Trương Thanh Hằng

Medal record

Women's athletics

Representing Vietnam

Asian Games

Asian Championships

Asian Indoor Championships

Southeast Asian Games

= Trương Thanh Hằng =

Vietnamese middle-distance runner

Trương Thanh Hằng (born 1 May 1986 in Ho Chi Minh City) is a Vietnamese track and field athlete who specialises in middle-distance running events. She is the Vietnamese record holder over both 800 metres and 1500 metres.

She is one of Asia's foremost middle-distance runners, having been Asian champion over 800 m both indoors and outdoors. She was a double silver medallist for Vietnam at the 2010 Asian Games. She has also been highly successful at the Southeast Asian Games, where she has won gold medals on five occasions from 2005 to 2009.

==Career==
Born in Ho Chi Minh City, Thanh Hang won a national title over 1500 metres in 2004 and began to represent her country internationally the following year, beginning with a sixth-place finish at the 2005 Asian Athletics Championships. She won the 1500 m gold medal at the 2005 Southeast Asian Games, breaking the Games record and Vietnamese national record, and she also claimed the bronze medal in the women's 800 metres. Her next major competition was the 2006 Asian Games and she was knocked out in the qualifying rounds of the 800 m, but took fourth in her 1500 m speciality, improving her national mark to 4:17.66 minutes in the process.

At the 2007 Asian Athletics Championships Thanh Hang won the 800 m gold but was third in the 1500 m, behind Sinimole Paulose and Sara Bekheet. Further success came at the regional 2007 Southeast Asian Games, as she completed an 800/1500 m double with national record runs of 2:02.39 and 4:11.60 minutes. She attended no major events in 2008 but won a series of medals in late 2009. She won two bronze medals at the 2009 Asian Athletics Championships and gained an 800 m silver and 1500 m bronze at the 2009 Asian Indoor Games, setting national indoor records at both distances. She retained her titles at the 2009 Southeast Asian Games the following month, while her male compatriot Nguyen Dinh Cuong made it a middle-distance sweep for Vietnam.

She began her 2010 season at the 2010 Asian Indoor Athletics Championships in Tehran and was a comfortable winner of the 800 m. The 2010 Asian Games saw her career reach new heights as she knocked nearly five seconds off her 1500 m best to take the silver in a time of 4:09.58 minutes, beaten only by Maryam Yusuf Jamal the reigning world champion. Similar improvements came in the 800 m, where her new national record mark of 2:00.91 minutes brought another silver medal. She was one of only three athletics medallists for Vietnam at the 2010 Asian Games, the others being Vu Van Huyen and Vu Thi Huong.

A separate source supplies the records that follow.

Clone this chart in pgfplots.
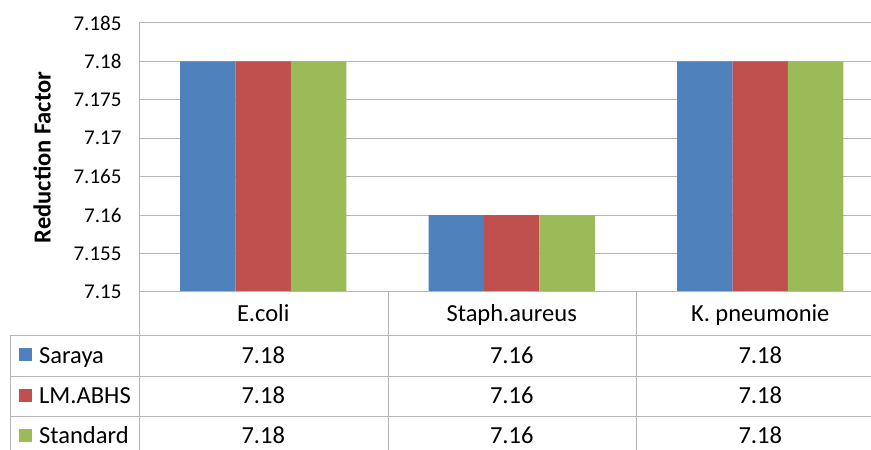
\documentclass[border=0pt]{standalone}
\usepackage{fontspec}
\setmainfont{Carlito}
\usepackage{pgfplots}
\usepackage{pgfplotstable}
\pgfplotsset{compat=1.18}
\definecolor{cblue}{HTML}{4F81BD}
\definecolor{cred}{HTML}{C0504D}
\definecolor{cgreen}{HTML}{9BBB59}
\definecolor{gridc}{RGB}{180,180,180}
\pgfplotstableread{
idx saraya lmabhs standard
0 7.18 7.18 7.18
1 7.16 7.16 7.16
2 7.18 7.18 7.18
}\datatable
\newcommand{\tabfont}{\fontsize{24.5}{29}\selectfont}
\begin{document}
\begin{tikzpicture}
\useasboundingbox (0pt,0pt) rectangle (871pt,450pt);
\begin{axis}[
  at={(139pt,158pt)}, anchor=south west,
  scale only axis, width=732pt, height=269pt,
  xmin=-0.5, xmax=2.4457, ymin=7.15, ymax=7.185,
  y coord trafo/.code={\pgfmathparse{#1-7.15}},
  y coord inv trafo/.code={\pgfmathparse{#1+7.15}},
  scaled y ticks=false,
  ytick={7.15,7.155,7.16,7.165,7.17,7.175,7.18,7.185},
  yticklabels={7.15,7.155,7.16,7.165,7.17,7.175,7.18,7.185},
  /pgf/number format/assume math mode=true,
  xtick=\empty,
  ymajorgrids, grid style={gridc, line width=1pt},
  axis line style={draw=none},
  major tick length=0pt,
  yticklabel style={font=\fontsize{21}{25}\selectfont, anchor=east, xshift=-14pt},
  ybar=0pt, bar width=55.4pt,
]
\addplot[fill=cblue, draw=none] table[x=idx, y=saraya] {\datatable};
\addplot[fill=cred, draw=none] table[x=idx, y=lmabhs] {\datatable};
\addplot[fill=cgreen, draw=none] table[x=idx, y=standard] {\datatable};
\end{axis}
% data table grid
\begin{scope}[gridc, line width=1pt]
\draw (139pt,427pt) -- (139pt,-20pt);
\draw (139pt,158pt) -- (880pt,158pt);
\draw (10pt,114pt) -- (880pt,114pt);
\draw (10pt,73pt) -- (880pt,73pt);
\draw (10pt,33pt) -- (880pt,33pt);
\draw (10pt,114pt) -- (10pt,-20pt);
\draw (388pt,158pt) -- (388pt,-20pt);
\draw (636pt,158pt) -- (636pt,-20pt);
\end{scope}
% y label
\node[rotate=90, font=\fontsize{24.5}{29}\selectfont\bfseries] at (42pt,292.5pt) {Reduction Factor};
% header row
\node[anchor=base, font=\tabfont] at (263.25pt,128.3pt) {E.coli};
\node[anchor=base, font=\tabfont] at (511.75pt,128.3pt) {Staph.aureus};
\node[anchor=base, font=\tabfont] at (760.25pt,128.3pt) {K. pneumonie};
% legend keys
\fill[cblue] (19pt,88.5pt) rectangle (32pt,101.5pt);
\fill[cred] (19pt,47.5pt) rectangle (32pt,60.5pt);
\fill[cgreen] (19pt,7.5pt) rectangle (32pt,20.5pt);
\node[anchor=base west, font=\tabfont, inner sep=0pt] at (39pt,86.7pt) {Saraya};
\node[anchor=base west, font=\tabfont, inner sep=0pt] at (39pt,46pt) {LM.ABHS};
\node[anchor=base west, font=\tabfont, inner sep=0pt] at (39pt,6pt) {Standard};
% values
\foreach \x/\a in {263.25/7.18, 511.75/7.16, 760.25/7.18}{
  \node[anchor=base, font=\tabfont] at (\x pt,86.7pt) {\a};
  \node[anchor=base, font=\tabfont] at (\x pt,46pt) {\a};
  \node[anchor=base, font=\tabfont] at (\x pt,6pt) {\a};
}
\end{tikzpicture}
\end{document}
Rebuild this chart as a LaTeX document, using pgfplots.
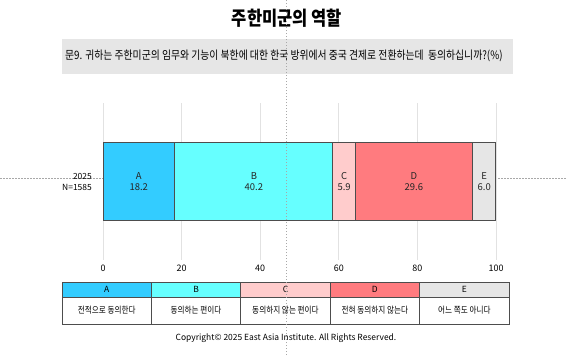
\documentclass[border=0pt]{standalone}
\usepackage{fontspec}
\setmainfont{Noto Sans CJK KR}
\newfontfamily\kfont[FakeStretch=0.85]{Noto Sans CJK KR}
\usepackage{pgfplots}
\pgfplotsset{compat=1.18}
\definecolor{cA}{HTML}{33CCFF}
\definecolor{cB}{HTML}{66FFFF}
\definecolor{cC}{HTML}{FFCCCC}
\definecolor{cD}{HTML}{FF7B7F}
\definecolor{cE}{HTML}{E6E6E6}
\definecolor{qbox}{HTML}{E6E6E6}
\definecolor{edge}{HTML}{4D4D4D}
\definecolor{gridc}{HTML}{E2E2E2}
\definecolor{guide}{HTML}{A8A8A8}
\begin{document}
\begin{tikzpicture}[x=1bp,y=1bp]
\path[use as bounding box] (0,0) rectangle (567,355);
% horizontal guide (behind)
\draw[guide, line width=0.6bp, dash pattern=on 1.5bp off 1.5bp] (0,177) -- (567,177);
% title
\node[font=\kfont\bfseries\fontsize{19.5}{22}\selectfont] at (287,337) {주한미군의 역할};
% question box
\fill[qbox] (62,281) rectangle (513,316);
\node[anchor=west, inner sep=0, font=\kfont\fontsize{11.6}{13}\selectfont] at (65,299) {문9. 귀하는 주한미군의 임무와 기능이 북한에 대한 한국 방위에서 중국 견제로 전환하는데\ \ 동의하십니까?(\%)};
\begin{axis}[
  at={(103bp,95bp)}, anchor=south west,
  scale only axis, width=393bp, height=157bp,
  xmin=0, xmax=100, ymin=-1, ymax=1,
  xbar stacked, bar width=78bp,
  xtick={0,20,40,60,80,100},
  ytick={0}, yticklabels={{2025\\N=1585}},
  yticklabel style={align=right, anchor=east, inner sep=0, xshift=-11bp, font=\fontsize{8.5}{11}\selectfont},
  xticklabel style={anchor=center, inner sep=0, yshift=-8bp, font=\fontsize{9}{10}\selectfont},
  /pgf/number format/assume math mode=true,
  xmajorgrids, grid style={draw=gridc, line width=0.9bp},
  axis line style={draw=none}, major tick length=0pt,
  clip=false,
]
\addplot[fill=cA, draw=edge, line width=0.9bp] coordinates {(18.2,0)};
\addplot[fill=cB, draw=edge, line width=0.9bp] coordinates {(40.2,0)};
\addplot[fill=cC, draw=edge, line width=0.9bp] coordinates {(5.9,0)};
\addplot[fill=cD, draw=edge, line width=0.9bp] coordinates {(29.6,0)};
\addplot[fill=cE, draw=edge, line width=0.9bp] coordinates {(6.0,0)};
\coordinate (lA) at (axis cs:9.1,0);
\coordinate (lB) at (axis cs:38.4,0);
\coordinate (lC) at (axis cs:61.35,0);
\coordinate (lD) at (axis cs:79.1,0);
\coordinate (lE) at (axis cs:97.0,0);
\end{axis}
\foreach \n/\a/\b in {lA/A/18.2, lB/B/40.2, lC/C/5.9, lD/D/29.6, lE/E/6.0}{
  \node[font=\fontsize{9.5}{12}\selectfont, text=black!85] at ([yshift=5.5bp]\n) {\a};
  \node[font=\fontsize{9.5}{12}\selectfont, text=black!85] at ([yshift=-6bp]\n) {\b};
}
% legend table
\foreach \i/\c/\l/\t in {0/cA/A/전적으로 동의한다, 1/cB/B/동의하는 편이다, 2/cC/C/동의하지 않는 편이다, 3/cD/D/전혀 동의하지 않는다, 4/cE/E/어느 쪽도 아니다}{
  \pgfmathsetmacro{\xa}{62+\i*89.4}
  \pgfmathsetmacro{\xb}{62+(\i+1)*89.4}
  \pgfmathsetmacro{\xm}{62+(\i+0.5)*89.4}
  \fill[\c] (\xa,58) rectangle (\xb,73);
  \draw[edge, line width=0.9bp] (\xa,31) rectangle (\xb,73);
  \draw[edge, line width=0.9bp] (\xa,58) -- (\xb,58);
  \node[font=\fontsize{8.5}{10}\selectfont] at (\xm,65.5) {\l};
  \node[font=\kfont\fontsize{9}{10}\selectfont] at (\xm,44.5) {\t};
}
% copyright
\node[font=\fontsize{8.5}{10}\selectfont] at (286,17) {Copyright© 2025 East Asia Institute. All Rights Reserved.};
% vertical guide (on top)
\draw[guide, line width=0.6bp, dash pattern=on 1.5bp off 1.5bp] (286,0) -- (286,355);
\end{tikzpicture}
\end{document}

At age of 25, Truong Thanh Hang has 5 gold medals from SEA Games, with the addition of three golds from the Asian championships. On that basis, the 2011 Southeast Asia Games was probably to serve only as a “cool down” to wrap up her busy season, before starting the build-up for the London Olympics. Thanh Hang delivered two gold medals as expected in both 800m and 1500m, clocking 2:02.65 and 4:15.75 respectively. The good times achieved following a closer battle from teammate Do Thi Thao who finished in second in both 800m (2:05.62) and 1500m (4:18.94). At the recent Asian championships she claimed the gold medal at 800m with 2:01.41, winning the silver in the 1500m (4:18.40).